For a witness viewing a conventional lineup, saying the perpetrator is not present requires her to think "outside the box." Though most of us are capable of such thinking from time to time, our default setting will be to stay within the box and thus to choose the best available alternative (just as we are told to pick the best response on multiple choice exams, even when we believe that none of the answers is correct). If choosing the best alternative means picking the person who most closely resembles the actual perpetrator, then we are likely to choose the person whom the police suspect (especially if we gave the police a detailed description or a composite sketch when first reporting the crime). This all raises the odds of an erroneous identification.
The Broader Lessons of Gary Wells's Research on Eyewitness Identification
Implementing Wells's findings should not be difficult, and in fact, some courts and police departments have (finally) begun to do so. The status quo, however, tends to have great staying power, and people in law enforcement may be loath to acknowledge that procedures which they have previously utilized might have led to erroneous identifications and wrongful convictions.
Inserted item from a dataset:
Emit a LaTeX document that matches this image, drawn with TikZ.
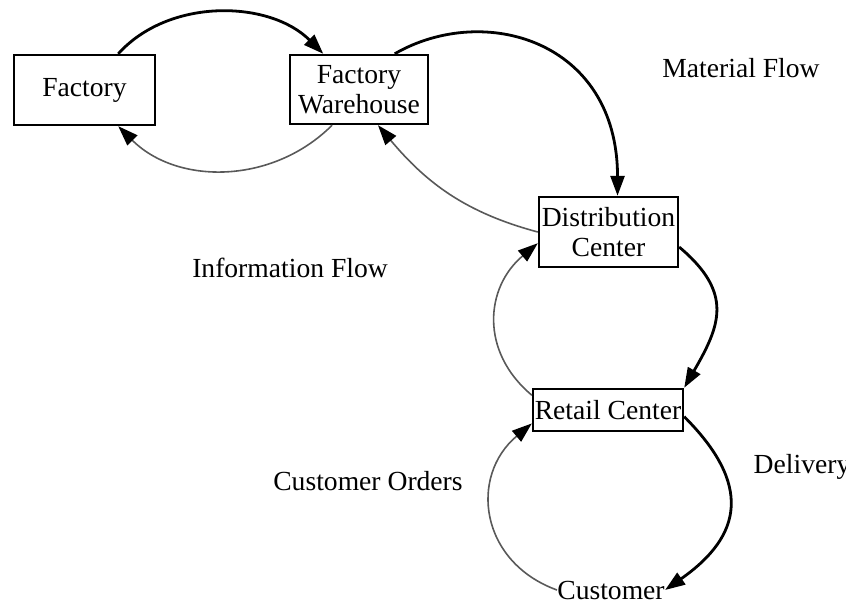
\documentclass[tikz,border=0pt]{standalone}
\usepackage{fontspec}
\setmainfont{Liberation Serif}
\usetikzlibrary{arrows.meta}

\begin{document}
\begin{tikzpicture}[x=0.5pt,y=-0.5pt,
	font=\fontsize{13.8pt}{15pt}\selectfont,
	box/.style={draw,line width=1.2pt,align=center,inner sep=0pt},
	tip/.style={-{Triangle[length=10pt,width=7pt,color=black]}},
	mat/.style={tip,line width=1.4pt},
	info/.style={tip,line width=0.8pt,black!65}]
\useasboundingbox (0,0) rectangle (846,601);
% boxes
\node[box,minimum width=70.5pt,minimum height=35pt] (fac) at (84.5,90) {Factory};
\node[box,minimum width=69pt,minimum height=34.5pt] (fw) at (359,89.5) {Factory\\Warehouse};
\node[box,minimum width=69.5pt,minimum height=35pt] (dc) at (608.5,232) {Distribution\\Center};
\node[box,minimum width=75pt,minimum height=21pt] (rc) at (608,410) {Retail Center};
\node[inner sep=0pt] (cust) at (611,590) {Customer};
% material flow
\draw[mat] (fac.47) to[out=48,in=135,looseness=0.95] (fw.135);
\draw[mat] (fw.45) to[out=30,in=90,out looseness=1,in looseness=1.5] (dc.76);
\draw[mat] (dc.-12) to[out=-40,in=60,looseness=1.3] (rc.north east);
\draw[mat] (rc.-5) to[out=-45,in=35,looseness=1.4] (cust.east);
% information flow
\draw[info] (fw.233) to[out=225,in=-45] (fac.-47);
\draw[info] (dc.west) to[out=165,in=-50] (fw.-62);
\draw[info] (rc.169) to[out=140,in=-140,looseness=1.15] (dc.189);
\draw[info] (cust.west) to[out=160,in=-140,looseness=1.25] (rc.190);
% labels
\draw	(741,68) node (matlabel) {Material Flow}
		(290,268) node (infolabel) {Information Flow}
		(368,481) node (orderlabel) {Customer Orders}
		(802,467) node (delivlabel) {Delivery};
\end{tikzpicture}
\end{document}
Sometimes it is easier to engage in denial and continue to do the wrong thing than to change and thereby confront the harm that one has already done.
Over time, one hopes, the trend will be toward improved lineup procedures, including the use of sequential lineups – which require witnesses to look at one suspect at a time (thus improving by several degrees on the benefits of my two-lineup experience).
A broader lesson that emerges from Gary Wells's research concerns the sorts of crimes that juries are best equipped to handle. Many of the crimes that go to trial – particularly in the rape context – are crimes committed against strangers, people who have no previous relationship with their victims. Some commentators have even resisted the legitimacy of prosecuting offenses between people who know each other (such as acquaintance rape), on the theory that the jury must then confront an insoluble "he said/she said" situation, which is ostensibly more challenging for the fact-finder than the garden-variety "whodunit" crime.
Eyewitness identification research shows us, however, that in stranger offenses, unlike date rapes and other crimes among acquaintances, the eyewitness is quite likely to get it wrong. Once an eyewitness makes a misidentification, moreover, her confidence in that selection will tend to increase as the chosen suspect's face comes to replace the vague and fading face of the actual perpetrator in her mind. "He said/she said" contests, on the other hand, most often involve crimes in which both the defendant and the victim know what happened, who did what, and which of the two acted wrongfully.
In such cases, rather than somehow figuring out whether a confident eyewitness is in reality mistaken, the jury's job is to serve as a group of human lie detectors, to determine who is and who is not telling the truth. According to Professor Wells, this is a job that juries can perform relatively well. One of the takeaway messages from the frailties of eyewitness identification may therefore be that the most appropriate cases for a jury are precisely those of the much-derided "he said/she said" variety.